Channel Four interviews Mr.Bean

There was a rather extraordinary interview given by Charlie Bean yesterday to Channel Four news. This leads to obvious headlines like Deputy Governor is Mr Bean with the implications of the hapless comedic character played by Rowan Atkinson and with the speech he gave the image is not so far wrong.

What did he say?

“What we’re trying to do by our policy is encourage more spending. Ideally we’d like to see that in the form of more business spending, but part of the mechanism … is having more household spending, so in the short-term we want to see households not saving more but spending more’.

”It’s very much swings and roundabouts.
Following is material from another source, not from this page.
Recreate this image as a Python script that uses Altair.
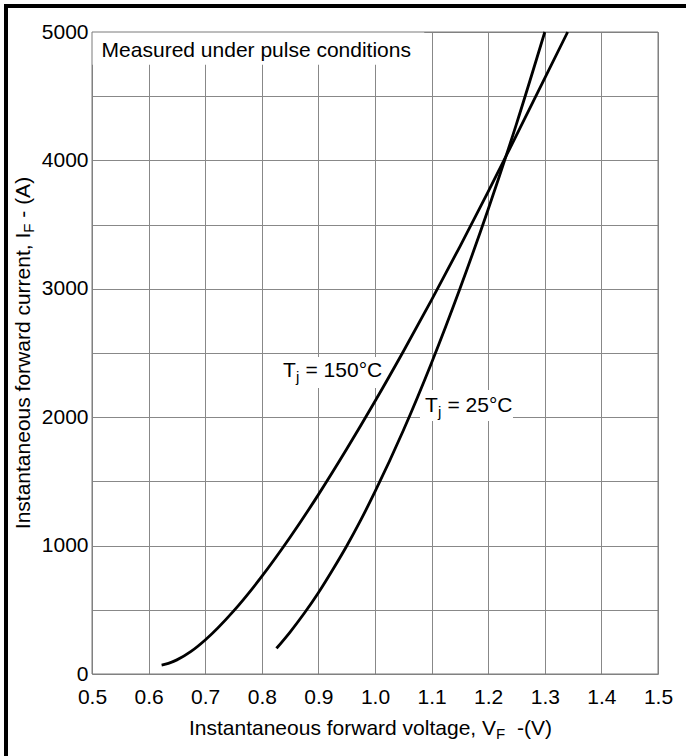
import altair as alt
import pandas as pd

# Forward characteristic at Tj = 150 °C (V, A)
v_150 = [0.623, 0.635, 0.65, 0.675, 0.70, 0.75, 0.80, 0.85, 0.90, 0.95, 1.00,
         1.05, 1.10, 1.15, 1.20, 1.25, 1.30, 1.3404]
i_150 = [70, 83, 110, 176, 265, 490, 760, 1065, 1397, 1752, 2124,
         2512, 2914, 3329, 3757, 4197, 4640, 5000]

# Forward characteristic at Tj = 25 °C (V, A)
v_25 = [0.826, 0.85, 0.875, 0.90, 0.925, 0.95, 0.975, 1.00, 1.05, 1.10, 1.15,
        1.20, 1.25, 1.30]
i_25 = [200, 327, 473, 633, 810, 997, 1200, 1420, 1896, 2424, 3000,
        3620, 4285, 5000]

# Axis ticks
x_ticks = [0.5, 0.6, 0.7, 0.8, 0.9, 1.0, 1.1, 1.2, 1.3, 1.4, 1.5]
y_grid = [0, 500, 1000, 1500, 2000, 2500, 3000, 3500, 4000, 4500, 5000]

# Curve labels: anchor (V, A) and the text after the subscript
label_v = [0.8375, 1.0883]
label_i = [2315, 2043]
label_rest = ["= 150°C", "= 25°C"]

# White backgrounds behind the annotations (V, A extents)
box_v1 = [0.5, 0.832, 1.0795]
box_v2 = [1.087, 1.019, 1.2438]
box_i1 = [4745, 2227, 1970]
box_i2 = [5000, 2469, 2212]

FONT = "Liberation Sans"
FS = 21
W, H = 566, 642

curves = pd.concat([
    pd.DataFrame({"v": v_150, "i": i_150, "tj": "150"}),
    pd.DataFrame({"v": v_25, "i": i_25, "tj": "25"}),
])
labels = pd.DataFrame({"v": label_v, "i": label_i, "rest": label_rest})
boxes = pd.DataFrame({"v1": box_v1, "v2": box_v2, "i1": box_i1, "i2": box_i2})
note_df = pd.DataFrame({"v": [0.517], "i": [4808]})
one = pd.DataFrame({"k": [0]})

xs = alt.Scale(domain=[0.5, 1.5], nice=False)
ys = alt.Scale(domain=[0, 5000], nice=False)
x_axis = alt.Axis(
    values=x_ticks, format=".1f", title=None, grid=True, gridColor="#888888",
    gridWidth=1, ticks=False, tickSize=0, domain=False, labelFont=FONT,
    labelFontSize=FS, labelColor="black", labelPadding=12, labelFlush=False)
y_axis = alt.Axis(
    values=y_grid, title=None, grid=True, gridColor="#888888", gridWidth=1,
    ticks=False, tickSize=0, domain=False, labelFont=FONT, labelFontSize=FS,
    labelColor="black", labelPadding=4, labelFlush=False,
    labelExpr="datum.value % 1000 == 0 ? datum.value : ''")


def xq(field):
    return alt.X(field, type="quantitative", scale=xs, axis=x_axis)


def yq(field):
    return alt.Y(field, type="quantitative", scale=ys, axis=y_axis)


box_layer = alt.Chart(boxes).mark_rect(color="white").encode(
    x=xq("v1"), x2="v2", y=yq("i1"), y2="i2"
)

curve_layer = alt.Chart(curves).mark_line(
    color="black", strokeWidth=2.8, interpolate="monotone"
).encode(x=xq("v"), y=yq("i"), detail="tj:N")

frame = alt.Chart(one).mark_rect(fill=None, stroke="#7a7a7a", strokeWidth=1).encode(
    x=alt.value(0), x2=alt.value(W), y=alt.value(0), y2=alt.value(H)
)

note = alt.Chart(note_df).mark_text(
    text="Measured under pulse conditions", font=FONT, fontSize=FS,
    align="left", baseline="alphabetic", color="black"
).encode(x=xq("v"), y=yq("i"))

lab_t = alt.Chart(labels).mark_text(
    text="T", font=FONT, fontSize=FS, align="left", baseline="alphabetic", color="black"
).encode(x=xq("v"), y=yq("i"))
lab_j = alt.Chart(labels).mark_text(
    text="j", font=FONT, fontSize=15, align="left", baseline="alphabetic",
    color="black", dx=13, dy=5
).encode(x=xq("v"), y=yq("i"))
lab_rest = alt.Chart(labels).mark_text(
    font=FONT, fontSize=FS, align="left", baseline="alphabetic", color="black", dx=22.5
).encode(x=xq("v"), y=yq("i"), text="rest:N")

# Axis titles with subscripts
xt_anchor = 404
xt_main = alt.Chart(one).mark_text(
    text="Instantaneous forward voltage, V", font=FONT, fontSize=FS, align="right",
    baseline="alphabetic", color="black"
).encode(x=alt.value(xt_anchor), y=alt.value(H + 61))
xt_sub = alt.Chart(one).mark_text(
    text="F", font=FONT, fontSize=15, align="left", baseline="alphabetic", color="black"
).encode(x=alt.value(xt_anchor), y=alt.value(H + 65))
xt_rest = alt.Chart(one).mark_text(
    text="-(V)", font=FONT, fontSize=FS, align="left", baseline="alphabetic",
    color="black"
).encode(x=alt.value(xt_anchor + 21), y=alt.value(H + 61))

yt_anchor = 200.7
yt_main = alt.Chart(one).mark_text(
    text="Instantaneous forward current, I", font=FONT, fontSize=FS, align="right",
    baseline="alphabetic", angle=270, color="black"
).encode(x=alt.value(-62), y=alt.value(yt_anchor))
yt_sub = alt.Chart(one).mark_text(
    text="F", font=FONT, fontSize=15, align="left", baseline="alphabetic", angle=270,
    color="black"
).encode(x=alt.value(-58), y=alt.value(yt_anchor))
yt_rest = alt.Chart(one).mark_text(
    text="- (A)", font=FONT, fontSize=FS, align="left", baseline="alphabetic",
    angle=270, color="black"
).encode(x=alt.value(-62), y=alt.value(yt_anchor - 15))

# Outer black border (top and left bands; the rest runs off the page)
border_top = alt.Chart(one).mark_rect(color="black").encode(
    x=alt.value(-88), x2=alt.value(W + 100), y=alt.value(-28), y2=alt.value(-24)
)
border_left = alt.Chart(one).mark_rect(color="black").encode(
    x=alt.value(-88), x2=alt.value(-84), y=alt.value(-28), y2=alt.value(H + 140)
)

chart = alt.layer(
    box_layer, frame, curve_layer, note, lab_t, lab_j, lab_rest,
    xt_main, xt_sub, xt_rest, yt_main, yt_sub, yt_rest, border_top, border_left
).properties(
    width=W, height=H, autosize=alt.AutoSizeParams(type="none"),
    padding={"left": 92, "top": 32, "right": 28, "bottom": 82},
    background="white",
).configure_view(stroke=None)

chart.save("out.html", embed_options={"renderer": "svg", "actions": False})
At the current juncture, savers might be suffering as a result of bank rate being at low levels, but there will be times in the future — as there have been times in the past — when they will be doing very well.

“Savers shouldn’t see themselves as being uniquely hit by this. A lot of people are suffering during this downturn … Savers shouldn’t necessarily expect to be able to live just off their income in times when interest rates are low. It may make sense for them to eat into their capital a bit.”
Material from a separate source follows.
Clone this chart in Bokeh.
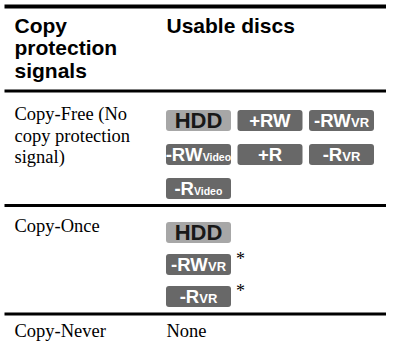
from bokeh.plotting import figure
from bokeh.models import Range1d
from bokeh.embed import file_html
from bokeh.resources import INLINE
from bokeh.core.properties import value

# ---- table content ----
header_left = ["Copy", "protection", "signals"]
header_right = "Usable discs"
signal_labels = [["Copy-Free (No", "copy protection", "signal)"], ["Copy-Once"], ["Copy-Never"]]
free_main = ["HDD", "+RW", "-RW", "-RW", "+R", "-R", "-R"]
free_sub = ["", "", "VR", "Video", "", "VR", "Video"]
once_main = ["HDD", "-RW", "-R"]
once_sub = ["", "VR", "VR"]
once_note = ["", "*", "*"]
never_text = "None"

# ---- layout / style ----
FIG_W, FIG_H = 386, 341
SANS = "Liberation Sans"
SERIF = "Liberation Serif"
HDR_SIZE = 21
SERIF_SIZE = 18.5
MAIN_SIZE = 18.5
HDD_SIZE = 22
SUB_SIZE = {"VR": 13, "Video": 10.5, "": 12}
BADGE_W, BADGE_H = 65, 21
COL_X = [165.5, 237, 308.5]
LEFT_X = 14
DISC_X = 166
RULE_Y = [90.5, 205, 313.5]
FREE_ROW0, FREE_PITCH = 120, 34
ONCE_ROW0, ONCE_PITCH = 232, 32
ROW_BASE = [120, 232, 336.5]

# Liberation Sans Bold advance widths (1/1000 em)
BW = {'-': 333, '+': 584, 'R': 722, 'W': 944, 'V': 667, 'H': 722, 'D': 722,
      'i': 278, 'd': 611, 'e': 556, 'o': 611}

def tw(s, size):
    return sum(BW.get(c, 600) for c in s) * size / 1000.0

def mid(baseline, size):
    return baseline - 0.35 * size

p = figure(width=FIG_W, height=FIG_H, output_backend="svg", toolbar_location=None,
           x_range=Range1d(0, FIG_W), y_range=Range1d(FIG_H, 0),
           x_axis_location=None, y_axis_location=None,
           min_border=0, outline_line_color=None)
p.grid.visible = False
p.background_fill_color = "white"
p.border_fill_color = "white"

# rules
p.segment(x0=[4], y0=[6], x1=[FIG_W], y1=[6], line_color="black", line_width=4)
p.segment(x0=[4] * 3, y0=RULE_Y, x1=[FIG_W] * 3, y1=RULE_Y,
          line_color="black", line_width=3.2)

# header
p.text(x=[LEFT_X] * 3, y=[mid(32 + 22.5 * i, HDR_SIZE) for i in range(3)], text=header_left,
       text_font=value(SANS), text_font_style="bold", text_font_size=f"{HDR_SIZE}px",
       text_color="black", text_baseline="middle")
p.text(x=[DISC_X], y=[mid(32, HDR_SIZE)], text=[header_right],
       text_font=value(SANS), text_font_style="bold", text_font_size=f"{HDR_SIZE}px",
       text_color="black", text_baseline="middle")

# left column labels
for lines, b in zip(signal_labels, ROW_BASE):
    p.text(x=[LEFT_X] * len(lines), y=[mid(b + 21.5 * i, SERIF_SIZE) for i in range(len(lines))],
           text=lines, text_font=value(SERIF), text_font_size=f"{SERIF_SIZE}px",
           text_color="black", text_baseline="middle")

p.text(x=[DISC_X], y=[mid(ROW_BASE[2], SERIF_SIZE)], text=[never_text], text_font=value(SERIF),
       text_font_size=f"{SERIF_SIZE}px", text_color="black", text_baseline="middle")


def badges(centers, mains, subs):
    for (cx, cy), m, s in zip(centers, mains, subs):
        hdd = (m == "HDD")
        fill = "#a7a7a7" if hdd else "#686868"
        tcol = "#181818" if hdd else "white"
        msize = HDD_SIZE if hdd else MAIN_SIZE
        ssize = SUB_SIZE[s]
        p.quad(left=[cx - BADGE_W / 2], right=[cx + BADGE_W / 2],
               top=[cy - BADGE_H / 2], bottom=[cy + BADGE_H / 2],
               fill_color=fill, line_color=None, border_radius=3)
        total = tw(m, msize) + tw(s, ssize)
        x0 = cx - total / 2
        base = cy + 0.716 * msize / 2
        p.text(x=[x0], y=[mid(base, msize)], text=[m], text_font=value(SANS), text_font_style="bold",
               text_font_size=f"{msize}px", text_color=tcol, text_baseline="middle")
        if s:
            p.text(x=[x0 + tw(m, msize)], y=[mid(base, ssize)], text=[s], text_font=value(SANS),
                   text_font_style="bold", text_font_size=f"{ssize}px",
                   text_color=tcol, text_baseline="middle")

# copy-free discs: 3 per row
free_centers = [(COL_X[i % 3] + BADGE_W / 2, FREE_ROW0 + FREE_PITCH * (i // 3))
                for i in range(len(free_main))]
badges(free_centers, free_main, free_sub)

# copy-once discs: one per row
once_centers = [(COL_X[0] + BADGE_W / 2, ONCE_ROW0 + ONCE_PITCH * i) for i in range(len(once_main))]
badges(once_centers, once_main, once_sub)
for (cx, cy), n in zip(once_centers, once_note):
    if n:
        p.text(x=[cx + BADGE_W / 2 + 5], y=[mid(cy + 1, 18)], text=[n], text_font=value(SERIF),
               text_font_size="18px", text_color="black", text_baseline="middle")

open("out.html", "w").write(file_html(p, INLINE))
The Deputy Governor said the Bank’s 0.5  per cent base rate was part of an “aggressive policy” to deal with a “once-in-a-century” financial crisis. He continued with the theme that he felt that savers should eat into their capital. Furthermore he also said that he said he “fully sympathised” with the plight of older people who depended on their savings, but then added that they had enjoyed high interest rates in the past and had seen huge rises in property values in a rather patronising addition.

http://notayesmanseconomics.wordpress.com/2010/09/28/the-deputy-governor-of-the-bank-of-england-acts-like-mr-bean-whilst-the-imf-is-full-of-praise-for-the-uks-austerity/

Although Mr.Bean himself will do rather well out of the Bank of England pension fund which invested in index-linked Gilts just as the Bank of England was telling people that there would be no inflation!